Standing with a group of friends, Hisham Amr seemed lost. “I don’t see a difference between Hosni Mubarak and Morsi—I feel like my country was taken from me, I’m not convinced by the constitution,” the 25-year-old banker told me. Amr said he wasn’t going to vote in the referendum on Saturday.
“We need to bring down the regime,” he said. “Morsi should leave the country. We should put him in jail, along with all the Muslim Brotherhood. They should go back to jail where they came from.” He said he had voted in the first round of the presidential election before nullifying his ballot in the run-off.
That night, the gridlock continued. Egypt’s main association of judges announced 90 percent of their members would not participate in monitoring Saturday’s referendum, while the military called for a national unity dialogue—which they postponed today due to low levels of commitment from political factions. And instead of delaying the vote, Morsi announced the referendum would take place over two weeks with different regions voting on different days in order to work around the judges’ boycott. The obstinacy has trickled down from the leadership to foot soldiers, with both sides growing further and further apart, digging into their positions.
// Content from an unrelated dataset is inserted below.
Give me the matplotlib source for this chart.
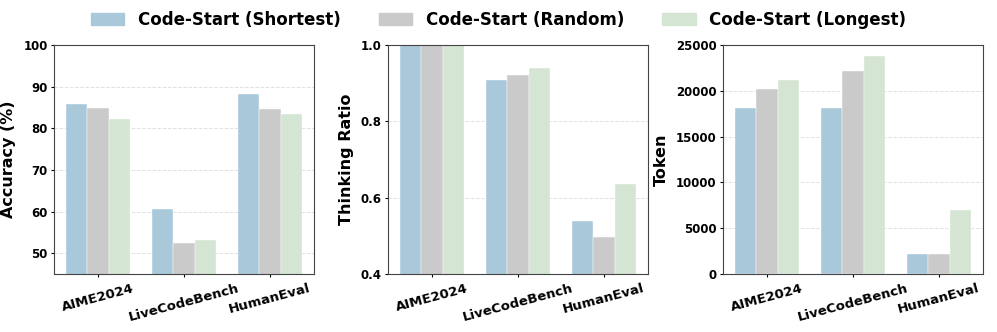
import numpy as np
import matplotlib
matplotlib.use("Agg")
import matplotlib.pyplot as plt

plt.rcParams['font.family'] = 'DejaVu Sans'
plt.rcParams['font.weight'] = 'bold'

benchmarks = ["AIME2024", "LiveCodeBench", "HumanEval"]
methods = ["Code-Start (Shortest)", "Code-Start (Random)", "Code-Start (Longest)"]
colors = ["#a9c8da", "#cacaca", "#d4e5d3"]

accuracy = {
    "Code-Start (Shortest)": [85.8, 60.7, 88.3],
    "Code-Start (Random)": [84.9, 52.4, 84.7],
    "Code-Start (Longest)": [82.3, 53.2, 83.5],
}
thinking_ratio = {
    "Code-Start (Shortest)": [1.0, 0.908, 0.538],
    "Code-Start (Random)": [1.0, 0.922, 0.496],
    "Code-Start (Longest)": [1.0, 0.939, 0.636],
}
tokens = {
    "Code-Start (Shortest)": [18100, 18150, 2220],
    "Code-Start (Random)": [20150, 22150, 2170],
    "Code-Start (Longest)": [21200, 23850, 7000],
}

panels = [
    (accuracy, "Accuracy (%)", (45, 100), [50, 60, 70, 80, 90, 100]),
    (thinking_ratio, "Thinking Ratio", (0.4, 1.0), [0.4, 0.6, 0.8, 1.0]),
    (tokens, "Token", (0, 25000), [0, 5000, 10000, 15000, 20000, 25000]),
]

fig = plt.figure(figsize=(9.97, 3.32), dpi=100)
W, H = 997, 332
boxes = [(54, 314), (388, 648), (723, 983)]
top, bottom = 45, 274

x = np.arange(len(benchmarks))
width = 0.25

for (data, ylabel, ylim, yticks), (l, r) in zip(panels, boxes):
    ax = fig.add_axes([l / W, 1 - bottom / H, (r - l) / W, (bottom - top) / H])
    for i, m in enumerate(methods):
        ax.bar(x + (i - 1) * width, data[m], width, color=colors[i],
               edgecolor="white", linewidth=0.3, label=m, zorder=2)
    ax.set_ylim(*ylim)
    ax.set_yticks(yticks)
    if ylabel == "Thinking Ratio":
        ax.set_yticklabels([f"{t:.1f}" for t in yticks])
    ax.set_xticks(x)
    ax.set_xticklabels(benchmarks, rotation=15, fontsize=9.5, fontweight="bold")
    ax.tick_params(axis="y", labelsize=8.5, length=2.5, pad=2)
    ax.tick_params(axis="x", length=2.5, pad=3)
    ax.set_ylabel(ylabel, fontsize=11.5, fontweight="bold", labelpad=5)
    ax.grid(axis="y", linestyle="--", color="#cccccc", alpha=0.6, linewidth=0.7, zorder=0)
    ax.set_axisbelow(True)
    for s in ax.spines.values():
        s.set_color("#444444")

handles = [plt.Rectangle((0, 0), 1, 1, color=c) for c in colors]
fig.legend(handles, methods, loc="center", bbox_to_anchor=(0.5, 1 - 20 / H), ncol=3,
           frameon=False, prop={"weight": "bold", "size": 12}, columnspacing=2.3,
           handletextpad=0.8)

fig.savefig("out.png", dpi=100)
Along the side of the palace, posing in front of a tank for photographs, Ayman Gamal held his own with a very different graphic. Over a photograph of the president behind bars, he wrote: “We promise you Morsi, we’re going to pull the chair.” (It rhymes in Arabic)
“I want Morsi to leave,” Gamal said resolutely. He is a member of April 6, a youth group that organized protests against Mubarak in January 2011 and supported Morsi in the final round of elections. “We are the ones who brought him in, we thought he would help, but he’s ruined the country.”
When I asked him about the pro-Brotherhood demonstration he said “They’re just followers, doing what they’ve been told to do.” Although the city braced for clashes, it turned out to be another night of sparring with words.